Written task
Print, word for word, the opening line of the data below and every line after it through the line that contains "-6.3, -0.8, -3.0, -0.5, -4.0, -8.9, -0.3]", but not the pictures.

Source material

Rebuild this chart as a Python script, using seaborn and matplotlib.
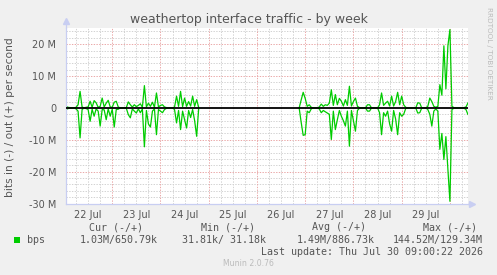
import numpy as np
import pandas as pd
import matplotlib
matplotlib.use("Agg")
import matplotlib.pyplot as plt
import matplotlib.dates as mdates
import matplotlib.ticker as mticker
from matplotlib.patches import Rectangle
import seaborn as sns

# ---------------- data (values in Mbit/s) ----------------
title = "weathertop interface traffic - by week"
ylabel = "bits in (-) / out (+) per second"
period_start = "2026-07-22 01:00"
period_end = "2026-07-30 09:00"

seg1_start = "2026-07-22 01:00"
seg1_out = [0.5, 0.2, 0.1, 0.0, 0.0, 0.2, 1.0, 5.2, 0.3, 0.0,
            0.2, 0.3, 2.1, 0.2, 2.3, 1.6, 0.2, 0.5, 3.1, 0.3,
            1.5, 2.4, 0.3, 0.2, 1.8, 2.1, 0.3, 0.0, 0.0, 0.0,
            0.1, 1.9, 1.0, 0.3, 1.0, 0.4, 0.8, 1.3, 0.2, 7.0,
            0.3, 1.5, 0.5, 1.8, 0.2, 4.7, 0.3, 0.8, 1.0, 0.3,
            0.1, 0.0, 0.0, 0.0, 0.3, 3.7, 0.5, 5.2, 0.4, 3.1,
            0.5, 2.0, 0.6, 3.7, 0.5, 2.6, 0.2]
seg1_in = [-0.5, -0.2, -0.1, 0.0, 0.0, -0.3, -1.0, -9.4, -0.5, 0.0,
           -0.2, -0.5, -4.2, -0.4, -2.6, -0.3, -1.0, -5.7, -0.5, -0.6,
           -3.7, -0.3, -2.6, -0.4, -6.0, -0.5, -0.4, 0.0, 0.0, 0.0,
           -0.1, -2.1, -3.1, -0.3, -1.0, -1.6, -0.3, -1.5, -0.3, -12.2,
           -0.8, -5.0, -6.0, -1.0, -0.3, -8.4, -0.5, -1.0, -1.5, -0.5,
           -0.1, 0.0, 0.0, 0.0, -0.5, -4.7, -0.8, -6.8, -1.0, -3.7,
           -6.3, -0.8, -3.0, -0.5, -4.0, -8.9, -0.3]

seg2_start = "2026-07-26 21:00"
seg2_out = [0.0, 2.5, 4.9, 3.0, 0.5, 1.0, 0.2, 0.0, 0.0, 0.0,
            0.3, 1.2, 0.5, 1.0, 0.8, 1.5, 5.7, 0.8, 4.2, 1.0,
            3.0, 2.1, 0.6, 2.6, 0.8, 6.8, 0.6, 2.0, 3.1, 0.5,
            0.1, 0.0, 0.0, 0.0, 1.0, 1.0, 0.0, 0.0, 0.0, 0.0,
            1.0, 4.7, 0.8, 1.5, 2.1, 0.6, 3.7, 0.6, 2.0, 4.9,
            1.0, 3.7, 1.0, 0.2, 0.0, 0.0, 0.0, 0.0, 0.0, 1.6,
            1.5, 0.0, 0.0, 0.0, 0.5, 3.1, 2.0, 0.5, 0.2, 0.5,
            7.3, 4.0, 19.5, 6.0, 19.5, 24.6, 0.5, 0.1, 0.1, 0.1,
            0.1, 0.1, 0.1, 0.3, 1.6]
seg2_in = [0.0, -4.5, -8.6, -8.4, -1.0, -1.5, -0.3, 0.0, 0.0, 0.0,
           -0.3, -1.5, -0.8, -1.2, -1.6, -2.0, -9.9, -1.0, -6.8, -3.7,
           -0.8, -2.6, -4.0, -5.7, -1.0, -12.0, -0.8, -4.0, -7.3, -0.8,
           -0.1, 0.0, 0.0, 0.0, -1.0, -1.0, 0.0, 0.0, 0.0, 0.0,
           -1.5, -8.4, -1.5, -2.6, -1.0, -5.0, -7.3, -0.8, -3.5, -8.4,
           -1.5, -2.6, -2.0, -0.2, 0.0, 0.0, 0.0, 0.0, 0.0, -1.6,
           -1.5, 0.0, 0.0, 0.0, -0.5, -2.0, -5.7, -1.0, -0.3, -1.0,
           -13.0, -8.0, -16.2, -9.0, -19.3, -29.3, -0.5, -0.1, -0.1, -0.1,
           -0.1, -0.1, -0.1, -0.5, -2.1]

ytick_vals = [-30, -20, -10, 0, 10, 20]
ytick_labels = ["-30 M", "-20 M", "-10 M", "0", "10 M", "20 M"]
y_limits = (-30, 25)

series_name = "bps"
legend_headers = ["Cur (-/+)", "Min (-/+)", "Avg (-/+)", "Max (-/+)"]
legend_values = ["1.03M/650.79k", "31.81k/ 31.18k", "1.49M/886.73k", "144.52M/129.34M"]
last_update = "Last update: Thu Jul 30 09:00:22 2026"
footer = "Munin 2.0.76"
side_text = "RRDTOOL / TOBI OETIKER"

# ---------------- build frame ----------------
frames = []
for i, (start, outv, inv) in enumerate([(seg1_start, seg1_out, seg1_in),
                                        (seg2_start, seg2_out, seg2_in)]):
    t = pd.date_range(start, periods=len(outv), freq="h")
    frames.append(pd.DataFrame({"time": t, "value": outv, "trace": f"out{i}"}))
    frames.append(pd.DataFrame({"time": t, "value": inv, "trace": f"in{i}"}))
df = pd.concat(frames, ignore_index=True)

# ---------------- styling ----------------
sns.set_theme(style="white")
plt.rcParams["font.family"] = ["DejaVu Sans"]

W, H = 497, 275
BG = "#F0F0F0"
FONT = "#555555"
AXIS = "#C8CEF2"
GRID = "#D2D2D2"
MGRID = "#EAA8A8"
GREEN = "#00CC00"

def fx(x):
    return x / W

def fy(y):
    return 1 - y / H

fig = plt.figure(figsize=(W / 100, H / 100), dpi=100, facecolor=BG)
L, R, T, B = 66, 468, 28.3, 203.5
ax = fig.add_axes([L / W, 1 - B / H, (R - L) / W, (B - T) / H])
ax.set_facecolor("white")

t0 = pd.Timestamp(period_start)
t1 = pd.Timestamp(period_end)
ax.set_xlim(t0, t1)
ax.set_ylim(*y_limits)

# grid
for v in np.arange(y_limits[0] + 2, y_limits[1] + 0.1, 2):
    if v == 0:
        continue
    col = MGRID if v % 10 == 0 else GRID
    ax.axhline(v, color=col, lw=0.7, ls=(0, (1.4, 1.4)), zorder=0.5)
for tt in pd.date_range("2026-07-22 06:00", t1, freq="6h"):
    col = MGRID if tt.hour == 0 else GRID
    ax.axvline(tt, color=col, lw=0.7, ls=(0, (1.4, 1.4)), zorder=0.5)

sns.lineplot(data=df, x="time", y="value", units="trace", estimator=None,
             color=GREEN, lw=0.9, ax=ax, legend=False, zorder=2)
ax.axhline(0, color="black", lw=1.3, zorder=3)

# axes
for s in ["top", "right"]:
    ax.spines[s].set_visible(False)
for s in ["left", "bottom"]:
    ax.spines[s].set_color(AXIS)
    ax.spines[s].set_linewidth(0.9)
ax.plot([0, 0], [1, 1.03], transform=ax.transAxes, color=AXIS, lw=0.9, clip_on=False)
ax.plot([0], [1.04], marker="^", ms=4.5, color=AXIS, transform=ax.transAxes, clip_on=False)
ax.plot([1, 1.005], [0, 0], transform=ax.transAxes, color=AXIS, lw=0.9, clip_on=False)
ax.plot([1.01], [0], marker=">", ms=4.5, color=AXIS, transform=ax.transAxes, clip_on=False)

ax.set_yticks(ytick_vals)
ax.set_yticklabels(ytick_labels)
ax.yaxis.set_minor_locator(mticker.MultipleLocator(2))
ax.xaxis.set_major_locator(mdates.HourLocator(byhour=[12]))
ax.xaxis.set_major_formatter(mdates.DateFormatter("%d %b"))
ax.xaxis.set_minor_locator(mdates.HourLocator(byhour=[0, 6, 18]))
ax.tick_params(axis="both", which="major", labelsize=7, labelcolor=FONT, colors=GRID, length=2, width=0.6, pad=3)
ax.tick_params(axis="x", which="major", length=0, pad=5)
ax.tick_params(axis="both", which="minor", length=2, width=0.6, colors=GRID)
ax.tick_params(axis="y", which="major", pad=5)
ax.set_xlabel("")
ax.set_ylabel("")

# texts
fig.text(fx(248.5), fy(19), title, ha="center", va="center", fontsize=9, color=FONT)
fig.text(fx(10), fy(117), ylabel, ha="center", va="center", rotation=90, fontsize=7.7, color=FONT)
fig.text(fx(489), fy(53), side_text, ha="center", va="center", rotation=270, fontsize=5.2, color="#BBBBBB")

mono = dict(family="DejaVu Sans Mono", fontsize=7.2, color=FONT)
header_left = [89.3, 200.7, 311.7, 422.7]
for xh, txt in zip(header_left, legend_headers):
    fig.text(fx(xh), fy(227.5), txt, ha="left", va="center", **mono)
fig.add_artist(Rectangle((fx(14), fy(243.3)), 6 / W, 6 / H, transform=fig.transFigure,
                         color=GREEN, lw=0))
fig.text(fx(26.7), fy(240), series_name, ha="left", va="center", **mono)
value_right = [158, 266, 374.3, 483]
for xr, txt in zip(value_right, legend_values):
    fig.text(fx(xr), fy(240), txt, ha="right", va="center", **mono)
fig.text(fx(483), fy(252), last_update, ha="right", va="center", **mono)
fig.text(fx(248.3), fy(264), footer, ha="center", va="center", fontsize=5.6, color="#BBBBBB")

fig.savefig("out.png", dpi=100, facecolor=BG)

Task response
Rebuild this chart as a Python script, using seaborn and matplotlib.
import numpy as np
import pandas as pd
import matplotlib
matplotlib.use("Agg")
import matplotlib.pyplot as plt
import matplotlib.dates as mdates
import matplotlib.ticker as mticker
from matplotlib.patches import Rectangle
import seaborn as sns

# ---------------- data (values in Mbit/s) ----------------
title = "weathertop interface traffic - by week"
ylabel = "bits in (-) / out (+) per second"
period_start = "2026-07-22 01:00"
period_end = "2026-07-30 09:00"

seg1_start = "2026-07-22 01:00"
seg1_out = [0.5, 0.2, 0.1, 0.0, 0.0, 0.2, 1.0, 5.2, 0.3, 0.0,
            0.2, 0.3, 2.1, 0.2, 2.3, 1.6, 0.2, 0.5, 3.1, 0.3,
            1.5, 2.4, 0.3, 0.2, 1.8, 2.1, 0.3, 0.0, 0.0, 0.0,
            0.1, 1.9, 1.0, 0.3, 1.0, 0.4, 0.8, 1.3, 0.2, 7.0,
            0.3, 1.5, 0.5, 1.8, 0.2, 4.7, 0.3, 0.8, 1.0, 0.3,
            0.1, 0.0, 0.0, 0.0, 0.3, 3.7, 0.5, 5.2, 0.4, 3.1,
            0.5, 2.0, 0.6, 3.7, 0.5, 2.6, 0.2]
seg1_in = [-0.5, -0.2, -0.1, 0.0, 0.0, -0.3, -1.0, -9.4, -0.5, 0.0,
           -0.2, -0.5, -4.2, -0.4, -2.6, -0.3, -1.0, -5.7, -0.5, -0.6,
           -3.7, -0.3, -2.6, -0.4, -6.0, -0.5, -0.4, 0.0, 0.0, 0.0,
           -0.1, -2.1, -3.1, -0.3, -1.0, -1.6, -0.3, -1.5, -0.3, -12.2,
           -0.8, -5.0, -6.0, -1.0, -0.3, -8.4, -0.5, -1.0, -1.5, -0.5,
           -0.1, 0.0, 0.0, 0.0, -0.5, -4.7, -0.8, -6.8, -1.0, -3.7,
           -6.3, -0.8, -3.0, -0.5, -4.0, -8.9, -0.3]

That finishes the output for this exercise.